切削性については、鋼管を50mm長さに切り、内外面を1mmずつ切削した後、歯車形状となるよう内面をブローチ加工し、ブローチ加工面精度を調査して評価した。面精度は切削面の凹凸であり、10μm以下の凹凸であれば良好として100個の加工で良好な個数の割合を切削性の合格率[%]として評価した。また、ブローチ加工前後の外径を測定して、その差が50μm以内であれば良好とし100個の加工で良好な個数の割合を変形量の合格率[%]として評価した。
切削性の合格率が95〜99%であれば判定を○、いずれも合格率が100%のものの判定を◎とし、何れかの合格率が94%以下のものの判定を×とした。
本発明例であるNo.1、3、4、8は適正な化学成分及び熱処理条件で製造された鋼管であり、適正な金属組織を有し、切断性に優れていた。
No.9は、C量が高く焼入れ性が高いため、粒径の大きなマルテンサイト単相となり切削性に難があり、残留応力が高く変形が大きかった例である。No.10は、C量が低すぎて焼入れ性が低いため、フェライト、パーライト及びベイナイトの混合組織となり、また残留オーステナイトが少なく切削性に難があった例である。No.11は、Mn量が高く焼入れ性が高いため、マルテンサイト単相組織となって切削性に難があり、残留応力が高く変形が大きかった例である。
No.12は、Si量が高く、またMn量が低くて焼入れ性が低く、フェライトとベイナイトの混合組織となり、残留オーステナイトが低く切削性に難があった例である
No.14は、Cr量及びMo量が高すぎたため粒径の大きなマルテンサイト単相となり、残留オーステナイト量が不十分で切削性に難があり、残留応力が高く変形が大きかった例である。

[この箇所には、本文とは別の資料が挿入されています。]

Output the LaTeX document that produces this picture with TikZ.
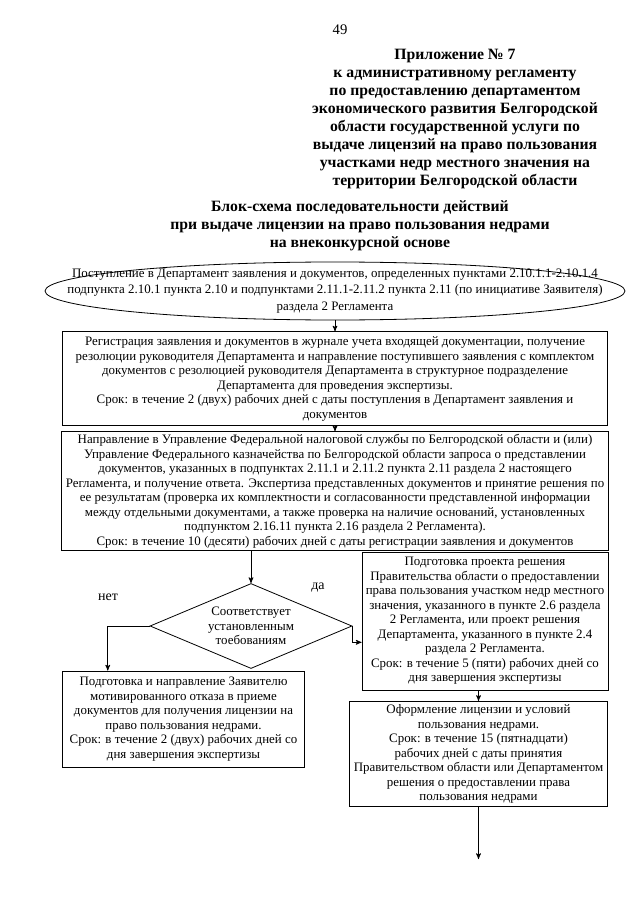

No.15は、冷却開始温度が低すぎたため、フェライト、ベイナイト及びマルテンサイトの混合組織になり切削性に難があった例である。No.17は、冷却停止温度が低かったため、残留オーステナイト量が不十分で切削性に難があった例である。No.19は、冷却速度が速すぎマルテンサイト単相となり、残留オーステナイト量が不十分で切削性に難があって、また残留応力が高く変形が大きかった例である。
Figure 0005020689
Figure 0005020689

Claims (4)

  1. 質量%で、
    C:0.15〜0.45%、
    Si:0.1〜0.4%、
    Mn:0.5〜1.0%、
    Cr:0.5〜1.5%、
    Mo:0.05〜0.5%、
    S:0.001〜0.03%
    を含有し、残部が鉄及び不可避的不純物からなり、光学顕微鏡で観察される金属組織がベイナイトとマルテンサイトの混合組織であり、X線回折法で測定される残留オーステナイトの体積分率が2%以上であることを特徴とする切削性に優れた機械構造用鋼管。
  2. X線回折法で測定される残留オーステナイトの体積分率が2〜8%であることを特徴とする請求項1に記載の切削性に優れた機械構造用鋼管。
  3. 方位差15°以上の大角粒界で囲まれる領域の平均径が30μm以下であることを特徴とする請求項1又は2に記載の切削性に優れた機械構造用鋼管。
  4. 鋼管外表面から1mmまでの領域における残留応力の絶対値が100MPa以下であることを特徴とする請求項1〜3の何れか1項に記載の切削性に優れた機械構造用鋼管。